## Data excerpts
● ● ●
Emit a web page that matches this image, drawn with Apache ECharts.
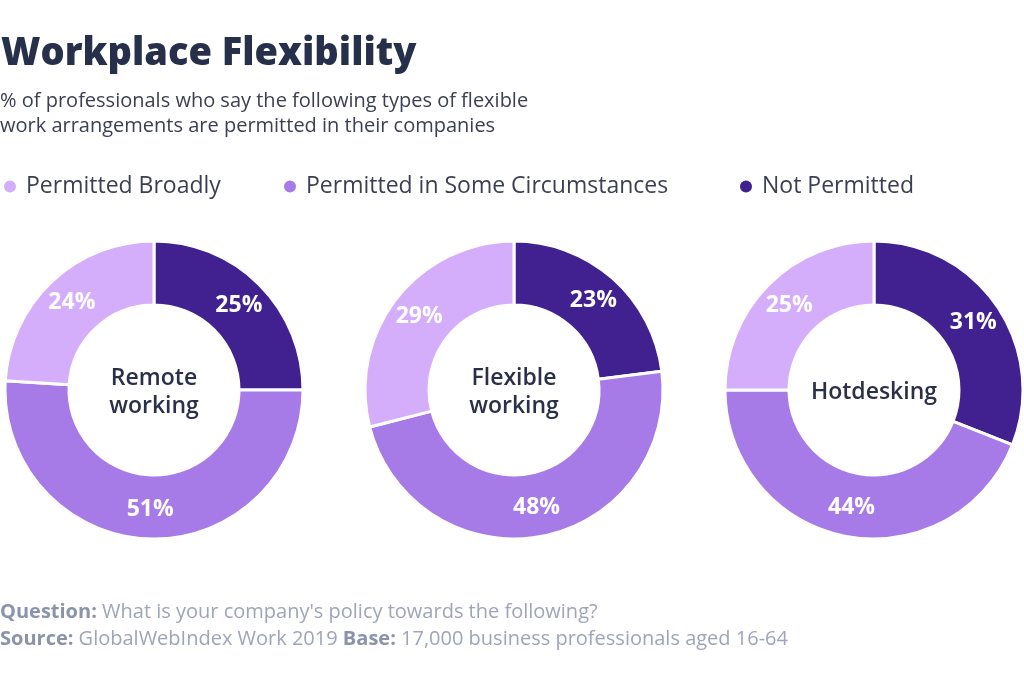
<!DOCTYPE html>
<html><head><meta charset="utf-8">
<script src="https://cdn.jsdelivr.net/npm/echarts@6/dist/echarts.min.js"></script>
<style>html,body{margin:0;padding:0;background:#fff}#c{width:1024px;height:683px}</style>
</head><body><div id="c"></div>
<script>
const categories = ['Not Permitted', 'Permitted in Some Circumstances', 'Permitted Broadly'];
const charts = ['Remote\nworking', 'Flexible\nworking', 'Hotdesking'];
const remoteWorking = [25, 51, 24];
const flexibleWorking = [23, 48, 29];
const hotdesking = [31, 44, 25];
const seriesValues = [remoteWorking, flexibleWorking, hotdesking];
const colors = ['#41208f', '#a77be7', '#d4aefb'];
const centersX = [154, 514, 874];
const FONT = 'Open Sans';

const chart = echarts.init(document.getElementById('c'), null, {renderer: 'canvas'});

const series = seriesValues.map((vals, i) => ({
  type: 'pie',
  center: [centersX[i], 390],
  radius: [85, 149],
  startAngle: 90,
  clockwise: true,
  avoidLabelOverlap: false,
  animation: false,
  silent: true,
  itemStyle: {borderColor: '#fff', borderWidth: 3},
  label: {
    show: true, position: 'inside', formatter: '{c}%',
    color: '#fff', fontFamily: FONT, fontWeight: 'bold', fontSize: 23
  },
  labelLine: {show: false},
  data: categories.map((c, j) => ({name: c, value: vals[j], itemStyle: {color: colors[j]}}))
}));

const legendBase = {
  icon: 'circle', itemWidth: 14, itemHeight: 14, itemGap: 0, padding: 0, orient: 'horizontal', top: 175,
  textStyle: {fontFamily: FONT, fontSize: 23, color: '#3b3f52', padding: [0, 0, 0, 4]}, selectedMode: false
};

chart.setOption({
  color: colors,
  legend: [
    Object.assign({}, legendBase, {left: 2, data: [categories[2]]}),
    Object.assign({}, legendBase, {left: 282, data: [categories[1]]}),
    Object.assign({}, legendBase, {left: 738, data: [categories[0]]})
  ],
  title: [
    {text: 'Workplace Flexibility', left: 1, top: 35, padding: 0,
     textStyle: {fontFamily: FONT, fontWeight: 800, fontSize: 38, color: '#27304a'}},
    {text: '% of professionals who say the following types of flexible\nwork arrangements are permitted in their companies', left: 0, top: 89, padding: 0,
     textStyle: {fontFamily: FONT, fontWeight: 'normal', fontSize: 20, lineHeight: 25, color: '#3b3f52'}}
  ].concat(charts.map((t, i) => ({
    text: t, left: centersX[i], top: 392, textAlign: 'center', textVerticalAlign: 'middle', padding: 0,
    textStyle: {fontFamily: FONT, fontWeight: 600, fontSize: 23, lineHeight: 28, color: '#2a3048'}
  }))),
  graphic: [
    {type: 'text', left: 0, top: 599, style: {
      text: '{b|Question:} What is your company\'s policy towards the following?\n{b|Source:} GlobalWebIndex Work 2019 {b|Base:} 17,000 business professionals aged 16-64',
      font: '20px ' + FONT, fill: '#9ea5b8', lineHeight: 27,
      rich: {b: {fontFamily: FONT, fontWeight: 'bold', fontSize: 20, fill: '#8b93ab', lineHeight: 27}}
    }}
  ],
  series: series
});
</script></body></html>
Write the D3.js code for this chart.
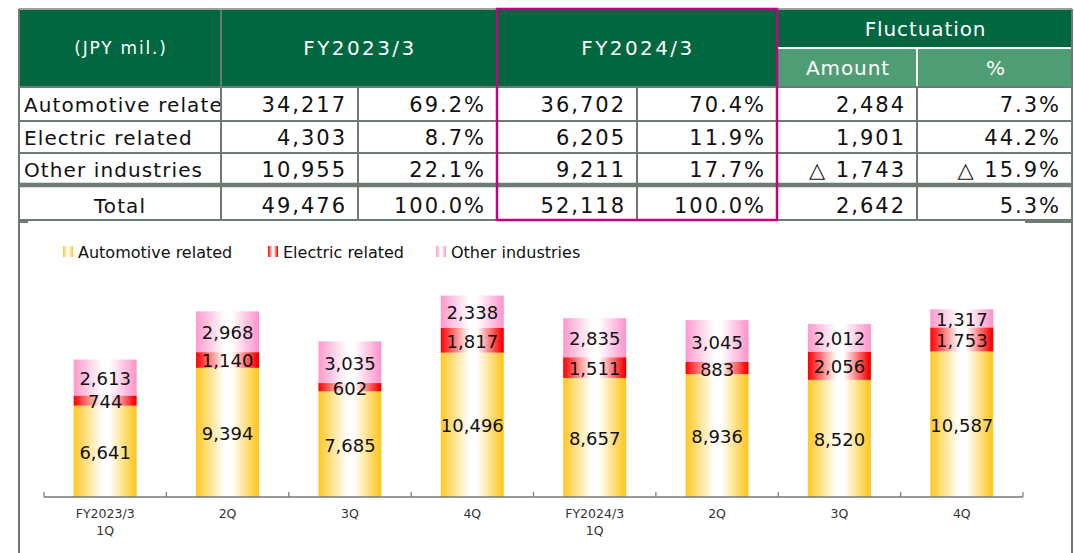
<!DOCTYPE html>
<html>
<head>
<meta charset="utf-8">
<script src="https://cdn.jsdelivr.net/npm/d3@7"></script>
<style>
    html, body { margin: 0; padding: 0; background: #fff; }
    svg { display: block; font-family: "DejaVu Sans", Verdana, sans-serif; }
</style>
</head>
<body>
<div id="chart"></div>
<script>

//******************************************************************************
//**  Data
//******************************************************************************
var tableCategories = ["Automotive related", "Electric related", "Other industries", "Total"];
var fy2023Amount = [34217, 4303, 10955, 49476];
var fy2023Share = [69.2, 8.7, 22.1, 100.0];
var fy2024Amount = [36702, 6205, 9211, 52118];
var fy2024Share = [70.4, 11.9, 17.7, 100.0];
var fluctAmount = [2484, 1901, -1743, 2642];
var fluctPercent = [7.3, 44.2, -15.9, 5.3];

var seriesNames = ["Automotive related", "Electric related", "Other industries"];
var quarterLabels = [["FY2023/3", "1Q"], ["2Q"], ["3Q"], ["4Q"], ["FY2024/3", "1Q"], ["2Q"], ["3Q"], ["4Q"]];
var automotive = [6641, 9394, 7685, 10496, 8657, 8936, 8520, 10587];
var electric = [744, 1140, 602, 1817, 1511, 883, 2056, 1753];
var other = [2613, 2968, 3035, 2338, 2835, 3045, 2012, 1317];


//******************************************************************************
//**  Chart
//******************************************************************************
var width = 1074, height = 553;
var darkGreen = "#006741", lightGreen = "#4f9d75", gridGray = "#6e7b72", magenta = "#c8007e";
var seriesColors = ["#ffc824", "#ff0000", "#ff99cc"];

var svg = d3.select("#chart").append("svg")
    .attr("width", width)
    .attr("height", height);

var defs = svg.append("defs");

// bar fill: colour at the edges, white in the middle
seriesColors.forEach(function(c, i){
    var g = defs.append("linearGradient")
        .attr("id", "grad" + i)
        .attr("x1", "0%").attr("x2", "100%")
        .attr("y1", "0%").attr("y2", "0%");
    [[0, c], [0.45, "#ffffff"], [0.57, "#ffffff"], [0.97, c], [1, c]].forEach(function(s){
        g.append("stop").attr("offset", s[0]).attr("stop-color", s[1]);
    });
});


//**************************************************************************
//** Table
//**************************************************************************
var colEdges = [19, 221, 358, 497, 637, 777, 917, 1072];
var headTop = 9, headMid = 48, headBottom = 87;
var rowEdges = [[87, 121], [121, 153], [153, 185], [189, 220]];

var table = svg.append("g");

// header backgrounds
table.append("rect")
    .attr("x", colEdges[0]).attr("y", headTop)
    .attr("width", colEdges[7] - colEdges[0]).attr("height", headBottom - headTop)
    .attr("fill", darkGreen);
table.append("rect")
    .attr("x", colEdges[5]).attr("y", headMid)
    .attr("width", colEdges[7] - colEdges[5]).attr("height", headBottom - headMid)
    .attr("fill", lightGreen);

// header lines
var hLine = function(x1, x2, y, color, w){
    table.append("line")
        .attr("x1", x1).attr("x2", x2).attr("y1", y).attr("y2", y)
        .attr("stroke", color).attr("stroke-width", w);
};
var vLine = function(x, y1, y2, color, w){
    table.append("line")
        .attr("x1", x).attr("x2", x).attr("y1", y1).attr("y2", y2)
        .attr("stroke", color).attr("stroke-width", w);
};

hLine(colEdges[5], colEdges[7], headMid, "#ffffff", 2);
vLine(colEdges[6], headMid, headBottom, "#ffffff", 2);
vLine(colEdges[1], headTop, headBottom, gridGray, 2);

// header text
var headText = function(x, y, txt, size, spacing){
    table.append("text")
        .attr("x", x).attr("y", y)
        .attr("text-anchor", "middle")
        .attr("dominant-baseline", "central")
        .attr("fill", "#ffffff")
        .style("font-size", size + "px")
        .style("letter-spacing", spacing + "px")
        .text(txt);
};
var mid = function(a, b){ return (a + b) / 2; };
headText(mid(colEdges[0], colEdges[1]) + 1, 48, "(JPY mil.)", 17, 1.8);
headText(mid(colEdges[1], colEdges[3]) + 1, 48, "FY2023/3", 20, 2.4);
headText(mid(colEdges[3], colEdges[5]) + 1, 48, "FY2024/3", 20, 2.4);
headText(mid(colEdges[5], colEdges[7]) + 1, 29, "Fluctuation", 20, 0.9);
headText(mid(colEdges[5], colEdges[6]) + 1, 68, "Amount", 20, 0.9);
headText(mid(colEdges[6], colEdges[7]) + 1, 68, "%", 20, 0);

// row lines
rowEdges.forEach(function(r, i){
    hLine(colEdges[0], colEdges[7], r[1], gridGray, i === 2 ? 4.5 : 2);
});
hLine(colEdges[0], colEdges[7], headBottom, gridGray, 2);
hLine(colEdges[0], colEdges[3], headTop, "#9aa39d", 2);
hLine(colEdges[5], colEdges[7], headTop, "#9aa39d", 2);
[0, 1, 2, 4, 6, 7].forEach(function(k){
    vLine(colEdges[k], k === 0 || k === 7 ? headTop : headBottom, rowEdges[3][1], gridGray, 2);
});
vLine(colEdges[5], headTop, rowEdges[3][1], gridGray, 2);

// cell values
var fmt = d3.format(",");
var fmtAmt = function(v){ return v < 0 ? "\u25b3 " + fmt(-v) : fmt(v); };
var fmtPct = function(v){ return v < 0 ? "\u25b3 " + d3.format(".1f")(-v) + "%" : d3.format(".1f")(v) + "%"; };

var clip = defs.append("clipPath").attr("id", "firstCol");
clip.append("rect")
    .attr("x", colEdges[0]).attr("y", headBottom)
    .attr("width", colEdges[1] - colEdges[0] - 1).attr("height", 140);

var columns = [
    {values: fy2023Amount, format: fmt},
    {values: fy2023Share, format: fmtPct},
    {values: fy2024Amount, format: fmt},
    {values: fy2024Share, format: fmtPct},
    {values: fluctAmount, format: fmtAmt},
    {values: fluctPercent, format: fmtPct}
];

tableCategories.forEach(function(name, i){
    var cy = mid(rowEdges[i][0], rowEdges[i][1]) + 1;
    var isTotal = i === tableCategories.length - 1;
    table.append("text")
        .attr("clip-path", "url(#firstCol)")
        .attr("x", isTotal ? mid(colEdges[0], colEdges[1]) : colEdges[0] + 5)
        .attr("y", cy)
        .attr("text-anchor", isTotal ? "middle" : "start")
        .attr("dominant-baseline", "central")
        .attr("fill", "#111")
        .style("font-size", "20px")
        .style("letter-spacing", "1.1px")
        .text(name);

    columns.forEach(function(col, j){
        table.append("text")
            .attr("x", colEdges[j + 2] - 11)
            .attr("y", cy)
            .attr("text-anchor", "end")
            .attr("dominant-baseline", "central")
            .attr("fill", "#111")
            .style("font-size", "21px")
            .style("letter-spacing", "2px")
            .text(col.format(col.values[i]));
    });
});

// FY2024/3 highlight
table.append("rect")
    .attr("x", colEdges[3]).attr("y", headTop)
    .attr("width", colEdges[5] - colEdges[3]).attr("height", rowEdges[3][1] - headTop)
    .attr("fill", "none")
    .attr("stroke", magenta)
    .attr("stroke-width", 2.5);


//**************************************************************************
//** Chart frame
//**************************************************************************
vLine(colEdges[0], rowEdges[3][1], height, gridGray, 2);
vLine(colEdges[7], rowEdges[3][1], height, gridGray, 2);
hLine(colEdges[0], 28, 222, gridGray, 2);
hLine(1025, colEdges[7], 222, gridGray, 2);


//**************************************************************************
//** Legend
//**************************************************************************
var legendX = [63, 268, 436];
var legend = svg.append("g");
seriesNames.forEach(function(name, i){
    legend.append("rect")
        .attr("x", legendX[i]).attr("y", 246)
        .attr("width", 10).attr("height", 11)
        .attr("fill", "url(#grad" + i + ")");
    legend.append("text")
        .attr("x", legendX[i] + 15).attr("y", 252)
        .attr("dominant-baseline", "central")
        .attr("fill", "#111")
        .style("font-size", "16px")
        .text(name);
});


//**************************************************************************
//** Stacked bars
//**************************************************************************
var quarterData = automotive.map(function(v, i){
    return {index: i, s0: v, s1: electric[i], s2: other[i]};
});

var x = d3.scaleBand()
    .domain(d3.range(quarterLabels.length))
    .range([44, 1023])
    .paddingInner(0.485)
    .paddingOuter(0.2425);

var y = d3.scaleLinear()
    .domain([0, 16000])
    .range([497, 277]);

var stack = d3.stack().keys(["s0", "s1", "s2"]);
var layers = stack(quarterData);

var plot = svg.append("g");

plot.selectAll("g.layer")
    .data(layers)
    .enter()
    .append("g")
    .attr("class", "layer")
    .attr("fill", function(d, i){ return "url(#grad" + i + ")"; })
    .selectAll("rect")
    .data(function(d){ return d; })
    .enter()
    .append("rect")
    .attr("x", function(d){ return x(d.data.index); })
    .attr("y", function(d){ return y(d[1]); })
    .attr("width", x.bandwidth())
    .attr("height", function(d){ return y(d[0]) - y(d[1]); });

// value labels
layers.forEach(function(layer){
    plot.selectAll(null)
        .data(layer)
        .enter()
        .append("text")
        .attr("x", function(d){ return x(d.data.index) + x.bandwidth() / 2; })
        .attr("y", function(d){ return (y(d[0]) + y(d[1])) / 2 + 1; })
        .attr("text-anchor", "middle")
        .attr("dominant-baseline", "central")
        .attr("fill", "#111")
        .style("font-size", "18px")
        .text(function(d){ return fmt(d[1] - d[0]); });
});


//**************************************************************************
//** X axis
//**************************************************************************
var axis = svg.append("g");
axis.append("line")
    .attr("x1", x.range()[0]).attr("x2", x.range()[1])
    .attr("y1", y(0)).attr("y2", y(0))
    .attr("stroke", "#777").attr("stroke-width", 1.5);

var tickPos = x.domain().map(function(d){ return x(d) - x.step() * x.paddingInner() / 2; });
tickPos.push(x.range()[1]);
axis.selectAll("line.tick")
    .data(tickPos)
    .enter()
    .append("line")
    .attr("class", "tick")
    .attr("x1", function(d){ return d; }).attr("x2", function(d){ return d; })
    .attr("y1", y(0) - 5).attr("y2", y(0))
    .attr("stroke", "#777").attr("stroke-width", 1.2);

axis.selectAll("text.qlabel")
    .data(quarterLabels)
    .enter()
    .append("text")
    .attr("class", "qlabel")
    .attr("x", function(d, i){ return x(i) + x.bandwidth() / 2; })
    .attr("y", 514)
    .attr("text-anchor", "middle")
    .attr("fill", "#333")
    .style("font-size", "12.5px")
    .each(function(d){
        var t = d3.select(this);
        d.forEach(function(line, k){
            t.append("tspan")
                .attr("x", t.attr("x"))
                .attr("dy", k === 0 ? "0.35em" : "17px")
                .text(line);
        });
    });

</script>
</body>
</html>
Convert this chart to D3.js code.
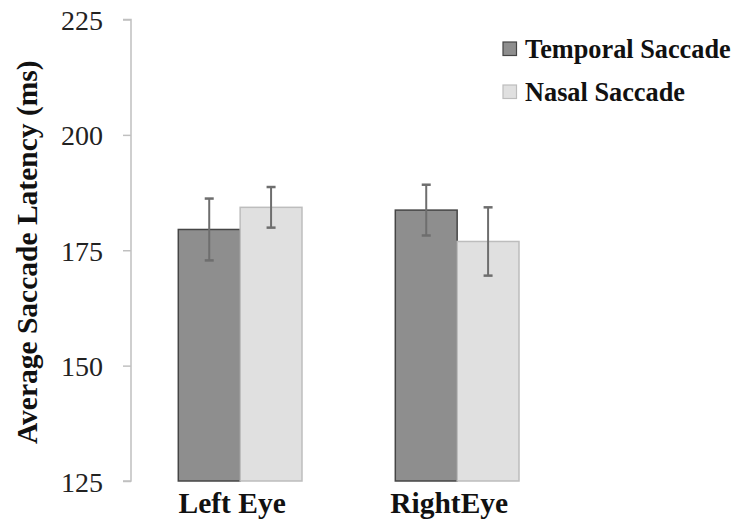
● ● ●
## Written problem
Search the records above for the string "this". Copy every line that contains it.

## Answer to the problem
Emit a web page that matches this image, drawn with Apache ECharts.
Write the D3.js code for this chart.
        var t = d3.select(this);
Convert this chart to D3.js code.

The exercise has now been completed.